Mostly that they didn't have to rely on urine samples or food log proxies, and they observed for long enough to avoid the transient effects on body water. I assume the transient change in plasma volume has very little benifial impact on long term health. Since it was pretty long term, they made enough samples on each individual to clearly see the effects on the longitudinal axis, which is much more what you care about at an individual intervention level.
If you look at the plots in the supplemental materials, you can very clearly see the step change in blood pressure with sodium in each individual. You can also see seasonality in urine sodium excretion that is independent of sodium intake.
The part I don't like about just using urine samples is, why isn't you null that the body reestablishes homeostasis when it increases/decreases excretion? Like obviously since your body excreats less sodium if you consume less sodium the net is smaller than the raw magnitude of adjustment you make. Why isn't the net zero over the long term? What is the proposed mechanism by which reducing sodium is improving health? A naive model of less sodium leads to less plasma leads to lower blood pressure leads to better health doesn't work, because plasma volumes return to close to normal once you body has a chance to decrease excreation and restore osmotic balance.

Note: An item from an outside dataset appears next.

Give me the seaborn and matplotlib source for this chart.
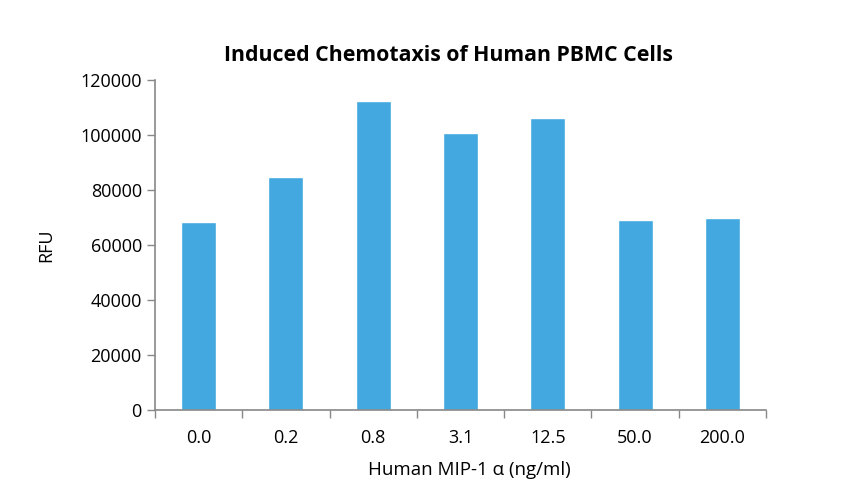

Helpfully they observe in highly controlled conditions over a long enough period you can see that there are indeed appreciable hormonal contributions beyond pure osmotic arguments. It is assumed that the mechical effect of lower pressure and the hormonal effects are beneficial. You can lower the mechical pressure with medication though, so the residual question is what the health effects of sodium are beyond blood pressure. That I don't know. The mainstream consensus seems to be more sodium is bad independent of blood pressure. Hard to say for sure though, since high sodium food is correlated with other things that are bad for us when they try to disentangle it in population level studies.